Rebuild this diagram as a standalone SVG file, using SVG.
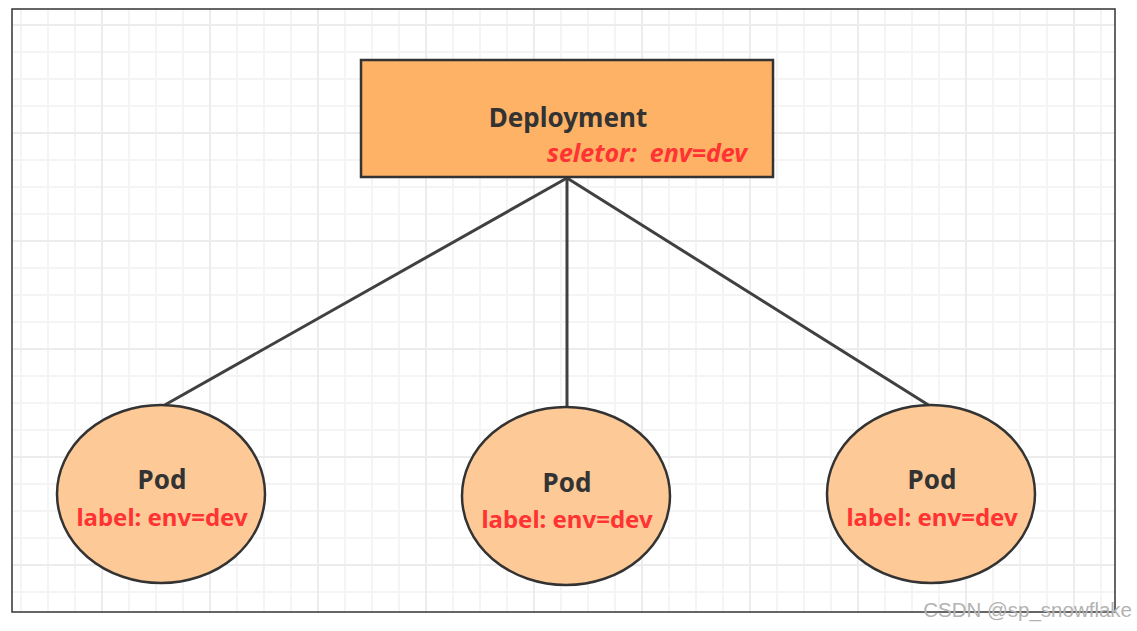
<svg xmlns="http://www.w3.org/2000/svg" width="1137" height="631" viewBox="0 0 1137 631">
  <defs>
    <pattern id="minor" x="20" y="24" width="27" height="27" patternUnits="userSpaceOnUse">
      <path d="M1 0V27M0 1H27" fill="none" stroke="#f4f4f4" stroke-width="2"/>
    </pattern>
    <pattern id="major" x="101" y="24" width="108" height="108" patternUnits="userSpaceOnUse">
      <path d="M1 0V108M0 1H108" fill="none" stroke="#ececec" stroke-width="2"/>
    </pattern>
  </defs>
  <style>
    .pod { fill: #fdc996; stroke: #333333; stroke-width: 2.5; }
    .title { font-family: "Noto Sans", "Open Sans", sans-serif; font-weight: bold; fill: #333333; text-anchor: middle; }
    .lbl { font-family: "Noto Sans", "Open Sans", sans-serif; font-weight: bold; fill: #ff3333; text-anchor: middle; }
    .conn { stroke: #404040; stroke-width: 3; fill: none; }
  </style>
  <rect x="0" y="0" width="1137" height="631" fill="#ffffff"/>
  <g id="background">
    <rect x="12" y="9" width="1103" height="603" fill="url(#minor)"/>
    <rect x="12" y="9" width="1103" height="603" fill="url(#major)"/>
    <rect x="12" y="9" width="1103" height="603" fill="none" stroke="#333333" stroke-width="1.5"/>
  </g>
  <g id="connectors">
    <line class="conn" x1="567" y1="178" x2="163" y2="406"/>
    <line class="conn" x1="567" y1="178" x2="567" y2="408"/>
    <line class="conn" x1="567" y1="178" x2="930" y2="406"/>
  </g>
  <g id="deployment">
    <rect x="361" y="60" width="412" height="117" fill="#fdb266" stroke="#333333" stroke-width="2.5"/>
    <text class="title" x="568" y="127" font-size="26">Deployment</text>
    <text x="547" y="162" font-size="25" font-style="italic" font-family="Noto Sans, Open Sans, sans-serif" font-weight="bold" fill="#ff3333" xml:space="preserve">seletor:  env=dev</text>
  </g>
  <g id="pod1">
    <ellipse class="pod" cx="161" cy="494" rx="104" ry="89"/>
    <text class="title" x="162" y="489" font-size="26">Pod</text>
    <text class="lbl" x="162" y="526" font-size="24">label: env=dev</text>
  </g>
  <g id="pod2">
    <ellipse class="pod" cx="566" cy="496" rx="104" ry="89"/>
    <text class="title" x="567" y="492" font-size="26">Pod</text>
    <text class="lbl" x="567" y="528" font-size="24">label: env=dev</text>
  </g>
  <g id="pod3">
    <ellipse class="pod" cx="931" cy="494" rx="104" ry="89"/>
    <text class="title" x="932" y="489" font-size="26">Pod</text>
    <text class="lbl" x="932" y="526" font-size="24">label: env=dev</text>
  </g>
  <text x="1132" y="617" font-family="Liberation Sans, Arial, sans-serif" font-size="20.5" fill="#b3b3b3" text-anchor="end">CSDN @sp_snowflake</text>
</svg>
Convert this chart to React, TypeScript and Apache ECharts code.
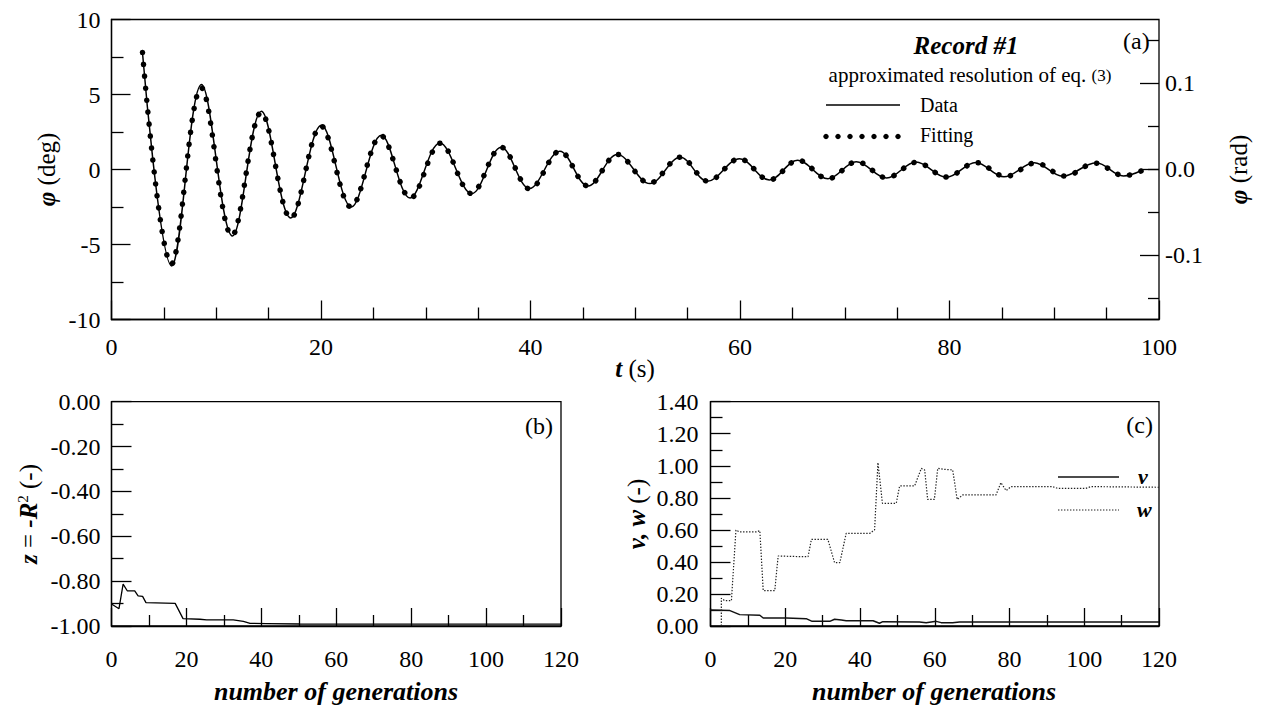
import React, { useEffect, useRef } from 'react';
import * as echarts from 'echarts';

// ---------- Panel (a): phi (deg) vs t (s) ----------
const tData = [2.96, 5.75, 8.59, 11.55, 14.31, 17.11, 20.04, 22.9, 25.76, 28.5, 31.35, 34.4, 37.2, 39.9, 42.8, 45.5, 48.3, 51.4, 54.3, 56.9, 59.95, 62.8, 65.5, 68.4, 71.1, 74.0, 76.8, 79.7, 82.5, 85.2, 88.1, 90.8, 94.0, 96.6, 98.4];
const phiData = [7.77, -6.43, 5.66, -4.43, 3.88, -3.23, 2.95, -2.5, 2.28, -1.9, 1.77, -1.61, 1.48, -1.27, 1.22, -1.1, 1.0, -0.94, 0.81, -0.78, 0.71, -0.7, 0.61, -0.61, 0.52, -0.57, 0.5, -0.52, 0.47, -0.49, 0.45, -0.45, 0.45, -0.43, -0.05];
const tFit = [2.96, 5.72, 8.57, 11.5, 14.3, 17.12, 20.0, 22.87, 25.72, 28.55, 31.4, 34.35, 37.2, 39.95, 42.8, 45.5, 48.3, 51.35, 54.3, 56.95, 59.95, 62.8, 65.55, 68.4, 71.15, 74.0, 76.85, 79.7, 82.55, 85.35, 88.2, 91.0, 93.9, 96.7, 98.3];
const phiFit = [7.8, -6.3, 5.45, -4.4, 3.8, -3.25, 2.9, -2.5, 2.25, -1.9, 1.75, -1.6, 1.48, -1.3, 1.22, -1.1, 1.0, -0.92, 0.82, -0.78, 0.72, -0.7, 0.62, -0.62, 0.52, -0.55, 0.48, -0.5, 0.46, -0.47, 0.44, -0.44, 0.42, -0.42, -0.1];

// ---------- Panel (b): z = -R^2 vs generations ----------
const genB = [0, 2, 3.1, 4.2, 6.2, 7.1, 8.3, 9.2, 17, 19.1, 23.6, 25.4, 32.5, 35.2, 37, 41.4, 50.3, 120];
const zB = [-0.902, -0.923, -0.813, -0.843, -0.843, -0.866, -0.868, -0.896, -0.899, -0.967, -0.97, -0.973, -0.973, -0.979, -0.988, -0.989, -0.991, -0.992];

// ---------- Panel (c): v, w vs generations ----------
const genV = [0, 5.2, 7.8, 13.2, 14.1, 20.3, 25.6, 27.2, 31.9, 33.2, 35, 36.3, 43.5, 45.2, 46.1, 55.9, 57.7, 60.4, 61.7, 64.8, 66.6, 120];
const vVals = [0.1, 0.096, 0.071, 0.067, 0.05, 0.05, 0.046, 0.029, 0.029, 0.042, 0.037, 0.033, 0.033, 0.017, 0.027, 0.025, 0.021, 0.029, 0.021, 0.021, 0.025, 0.025];
const genW = [2.9, 2.9, 3.8, 5.6, 6.8, 7.8, 12.3, 13.2, 14.1, 17.2, 18.1, 23.9, 26.1, 27, 31.4, 33.2, 34.6, 36.3, 42.6, 43.9, 44.8, 46, 49.7, 50.6, 54.6, 56.4, 57.3, 58.1, 59.9, 60.8, 62.6, 64.8, 66, 67.5, 76.4, 77.7, 79.1, 80.4, 91.5, 92.9, 100.4, 101.8, 120];
const wVals = [0, 0.173, 0.158, 0.158, 0.599, 0.587, 0.587, 0.595, 0.221, 0.221, 0.437, 0.433, 0.433, 0.541, 0.541, 0.395, 0.395, 0.578, 0.578, 0.6, 1.02, 0.766, 0.766, 0.874, 0.874, 0.984, 0.974, 0.79, 0.79, 0.984, 0.978, 0.974, 0.79, 0.818, 0.818, 0.895, 0.845, 0.87, 0.87, 0.859, 0.859, 0.87, 0.866];

const SERIF = 'Liberation Serif';
const BLK = '#000';

const pairs = (xs: number[], ys: number[]) => xs.map((x, i) => [x, ys[i]]);

function valAxis(o: any) {
  const {
    gridIndex, min, max, interval, minorSplit, tickLen, minorLen, margin, formatter, position, showLabel = true, showLine = true,
  } = o;
  return {
    gridIndex,
    type: 'value',
    position,
    min,
    max,
    interval,
    axisLine: { show: showLine, onZero: false, lineStyle: { color: BLK, width: 1.3 } },
    axisTick: { show: true, inside: true, length: tickLen, lineStyle: { color: BLK, width: 1.3 } },
    minorTick: minorSplit
      ? { show: true, splitNumber: minorSplit, length: minorLen, lineStyle: { color: BLK, width: 1.3 } }
      : { show: false },
    axisLabel: {
      show: showLabel,
      margin,
      fontSize: 24,
      fontFamily: SERIF,
      fontWeight: 'normal',
      fontStyle: 'normal',
      color: BLK,
      formatter,
    },
    splitLine: { show: false },
    minorSplitLine: { show: false },
  };
}

function hiddenAxis(gridIndex: number) {
  return { gridIndex, type: 'value', min: 0, max: 1, show: false };
}

const txt = (x: number, y: number, text: string, extra: any = {}, rotation = 0) => ({
  type: 'text',
  x,
  y,
  rotation,
  silent: true,
  style: {
    text,
    fill: BLK,
    fontFamily: SERIF,
    fontSize: 24,
    fontWeight: 'normal',
    fontStyle: 'normal',
    align: 'center',
    verticalAlign: 'middle',
    ...extra,
  },
});

const bi = { fontFamily: SERIF, fontWeight: 'bold', fontStyle: 'italic', fontSize: 25, fill: BLK };
const rg = (size: number) => ({ fontFamily: SERIF, fontWeight: 'normal', fontStyle: 'normal', fontSize: size, fill: BLK });

function buildOption() {
  const grids = [
    { left: 111.5, top: 19.5, width: 1047.5, height: 300 },
    { left: 111.5, top: 83.3, width: 1047.5, height: 171.9 },
    { left: 111.5, top: 40.3, width: 1047.5, height: 257.8 },
    { left: 111.5, top: 401.7, width: 449.5, height: 224.3 },
    { left: 710.5, top: 401.7, width: 448.5, height: 224.3 },
  ].map((g, i) => ({
    ...g,
    show: i === 0 || i >= 3,
    borderColor: BLK,
    borderWidth: 1.3,
    backgroundColor: 'transparent',
    containLabel: false,
    outerBoundsMode: 'none',
  }));

  const xAxis = [
    valAxis({ gridIndex: 0, min: 0, max: 100, interval: 20, minorSplit: 4, tickLen: 19, minorLen: 12, margin: 15 }),
    hiddenAxis(1),
    hiddenAxis(2),
    valAxis({ gridIndex: 3, min: 0, max: 120, interval: 20, minorSplit: 2, tickLen: 18, minorLen: 11, margin: 21 }),
    valAxis({ gridIndex: 4, min: 0, max: 120, interval: 20, minorSplit: 2, tickLen: 18, minorLen: 11, margin: 21 }),
  ];

  const yAxis = [
    valAxis({ gridIndex: 0, position: 'left', min: -10, max: 10, interval: 5, minorSplit: 2, tickLen: 19, minorLen: 12, margin: 11 }),
    valAxis({
      gridIndex: 1, position: 'right', min: -0.1, max: 0.1, interval: 0.1, minorSplit: 2, tickLen: 19, minorLen: 11, margin: 6,
      showLine: false, formatter: (v: number) => v.toFixed(1),
    }),
    valAxis({
      gridIndex: 2, position: 'right', min: -0.15, max: 0.15, interval: 0.15, tickLen: 11, margin: 6,
      showLine: false, showLabel: false,
    }),
    valAxis({
      gridIndex: 3, position: 'left', min: -1, max: 0, interval: 0.2, minorSplit: 2, tickLen: 20, minorLen: 12, margin: 11,
      formatter: (v: number) => v.toFixed(2),
    }),
    valAxis({
      gridIndex: 4, position: 'left', min: 0, max: 1.4, interval: 0.2, minorSplit: 2, tickLen: 20, minorLen: 12, margin: 12,
      formatter: (v: number) => v.toFixed(2),
    }),
  ];

  const series = [
    {
      name: 'Data', type: 'line', xAxisIndex: 0, yAxisIndex: 0, data: pairs(tData, phiData),
      smooth: 0.36, showSymbol: false, lineStyle: { color: BLK, width: 1.5 }, z: 2,
    },
    {
      name: 'Fitting', type: 'line', xAxisIndex: 0, yAxisIndex: 0, data: pairs(tFit, phiFit),
      smooth: 0.36, showSymbol: false, lineStyle: { color: BLK, width: 5.5, type: [0.1, 11.9], cap: 'round' }, z: 3,
    },
    {
      name: 'z', type: 'line', xAxisIndex: 3, yAxisIndex: 3, data: pairs(genB, zB),
      showSymbol: false, lineStyle: { color: BLK, width: 1.3 },
    },
    {
      name: 'v', type: 'line', xAxisIndex: 4, yAxisIndex: 4, data: pairs(genV, vVals),
      showSymbol: false, lineStyle: { color: '#111', width: 1.5 },
    },
    {
      name: 'w', type: 'line', xAxisIndex: 4, yAxisIndex: 4, data: pairs(genW, wVals),
      showSymbol: false, lineStyle: { color: '#222', width: 1.2, type: [1.4, 1.6] },
    },
  ];

  const dots = [0, 1, 2, 3, 4, 5, 6].map((i) => ({
    type: 'circle', silent: true, shape: { cx: 826 + 12 * i, cy: 136.5, r: 2.7 }, style: { fill: BLK },
  }));

  const graphic = [
    txt(966, 45, 'Record #1', { ...bi }),
    txt(970, 75, '{n|approximated resolution of eq. }{s|(3)}', {
      fontSize: 21,
      rich: { n: rg(21), s: rg(17) },
    }),
    { type: 'line', silent: true, shape: { x1: 826, y1: 105, x2: 900, y2: 105 }, style: { stroke: BLK, lineWidth: 1.5 } },
    ...dots,
    txt(920, 105, 'Data', { fontSize: 20, align: 'left' }),
    txt(920, 135, 'Fitting', { fontSize: 20, align: 'left' }),
    txt(1123, 41, '(a)', { fontSize: 24, align: 'left' }),
    txt(553, 426, '(b)', { fontSize: 24, align: 'right' }),
    txt(1153, 425, '(c)', { fontSize: 24, align: 'right' }),
    { type: 'line', silent: true, shape: { x1: 1058, y1: 477, x2: 1119, y2: 477 }, style: { stroke: '#111', lineWidth: 1.5 } },
    { type: 'line', silent: true, shape: { x1: 1058, y1: 510, x2: 1119, y2: 510 }, style: { stroke: '#222', lineWidth: 1.2, lineDash: [1.4, 1.6] } },
    txt(1138, 476, 'v', { ...bi, fontSize: 22, align: 'left' }),
    txt(1137, 509, 'w', { ...bi, fontSize: 22, align: 'left' }),
    // axis titles
    txt(46, 169.5, '{b|φ}{r| (deg)}', { fontSize: 25, rich: { b: bi, r: rg(25) } }, Math.PI / 2),
    txt(1238, 169.5, '{b|φ}{r| (rad)}', { fontSize: 25, rich: { b: bi, r: rg(25) } }, Math.PI / 2),
    txt(635, 368, '{b|t}{r| (s)}', { fontSize: 25, rich: { b: bi, r: rg(25) } }),
    txt(28, 514, '{b|z}{r| = }{b|-R}{s|2}{r| (-)}', { fontSize: 25, rich: { b: bi, r: rg(25), s: { ...rg(15), padding: [0, 0, 10, 0] } } }, Math.PI / 2),
    txt(636, 514, '{b|v, w}{r| (-)}', { fontSize: 25, rich: { b: bi, r: rg(25) } }, Math.PI / 2),
    txt(336, 691, 'number of generations', { ...bi, fontSize: 26 }),
    txt(934, 691, 'number of generations', { ...bi, fontSize: 26 }),
  ];

  return {
    animation: false,
    backgroundColor: '#fff',
    textStyle: { fontFamily: SERIF },
    grid: grids,
    xAxis,
    yAxis,
    series,
    graphic,
  };
}

export default function App() {
  const ref = useRef<HTMLDivElement>(null);
  useEffect(() => {
    if (!ref.current) return;
    const chart = echarts.init(ref.current, null, { renderer: 'svg' });
    chart.setOption(buildOption() as any);
    return () => chart.dispose();
  }, []);
  return (
    <div
      ref={ref}
      style={{ position: 'fixed', left: 0, top: 0, width: 1261, height: 707, background: '#fff' }}
    />
  );
}
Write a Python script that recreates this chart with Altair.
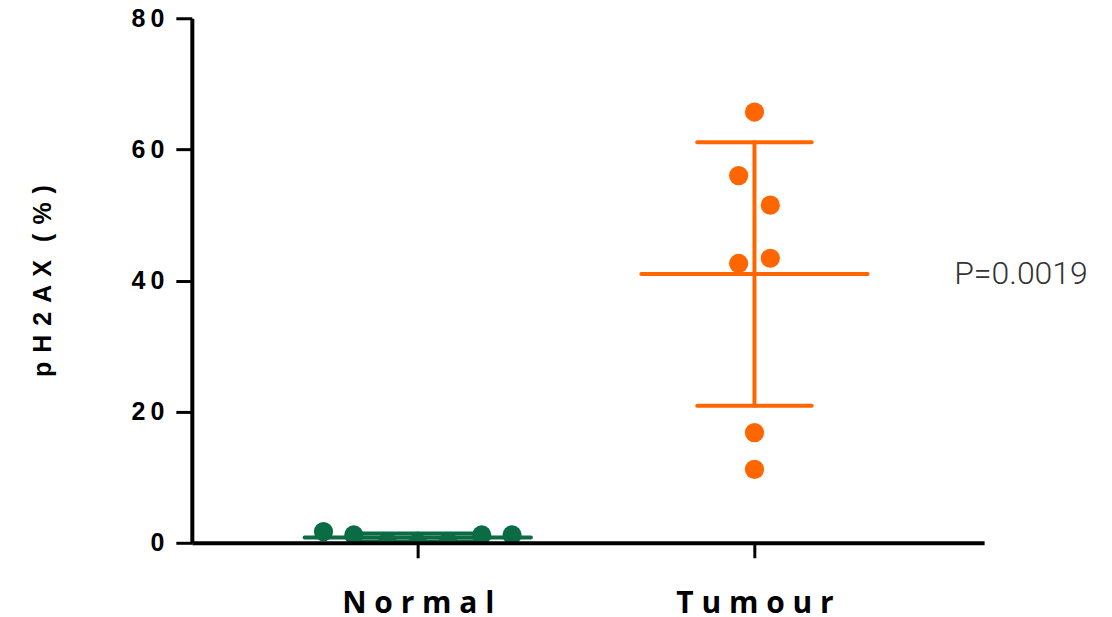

======

## Exercise brief:
Set down, word for word, the lines from the one holding "Convert this chart" through the one holding "0.42, -0.42, -0.1];". Skip the pictures.

## Solution to this exercise:
Convert this chart to React, TypeScript and Apache ECharts code.
import React, { useEffect, useRef } from 'react';
import * as echarts from 'echarts';

// ---------- Panel (a): phi (deg) vs t (s) ----------
const tData = [2.96, 5.75, 8.59, 11.55, 14.31, 17.11, 20.04, 22.9, 25.76, 28.5, 31.35, 34.4, 37.2, 39.9, 42.8, 45.5, 48.3, 51.4, 54.3, 56.9, 59.95, 62.8, 65.5, 68.4, 71.1, 74.0, 76.8, 79.7, 82.5, 85.2, 88.1, 90.8, 94.0, 96.6, 98.4];
const phiData = [7.77, -6.43, 5.66, -4.43, 3.88, -3.23, 2.95, -2.5, 2.28, -1.9, 1.77, -1.61, 1.48, -1.27, 1.22, -1.1, 1.0, -0.94, 0.81, -0.78, 0.71, -0.7, 0.61, -0.61, 0.52, -0.57, 0.5, -0.52, 0.47, -0.49, 0.45, -0.45, 0.45, -0.43, -0.05];
const tFit = [2.96, 5.72, 8.57, 11.5, 14.3, 17.12, 20.0, 22.87, 25.72, 28.55, 31.4, 34.35, 37.2, 39.95, 42.8, 45.5, 48.3, 51.35, 54.3, 56.95, 59.95, 62.8, 65.55, 68.4, 71.15, 74.0, 76.85, 79.7, 82.55, 85.35, 88.2, 91.0, 93.9, 96.7, 98.3];
const phiFit = [7.8, -6.3, 5.45, -4.4, 3.8, -3.25, 2.9, -2.5, 2.25, -1.9, 1.75, -1.6, 1.48, -1.3, 1.22, -1.1, 1.0, -0.92, 0.82, -0.78, 0.72, -0.7, 0.62, -0.62, 0.52, -0.55, 0.48, -0.5, 0.46, -0.47, 0.44, -0.44, 0.42, -0.42, -0.1];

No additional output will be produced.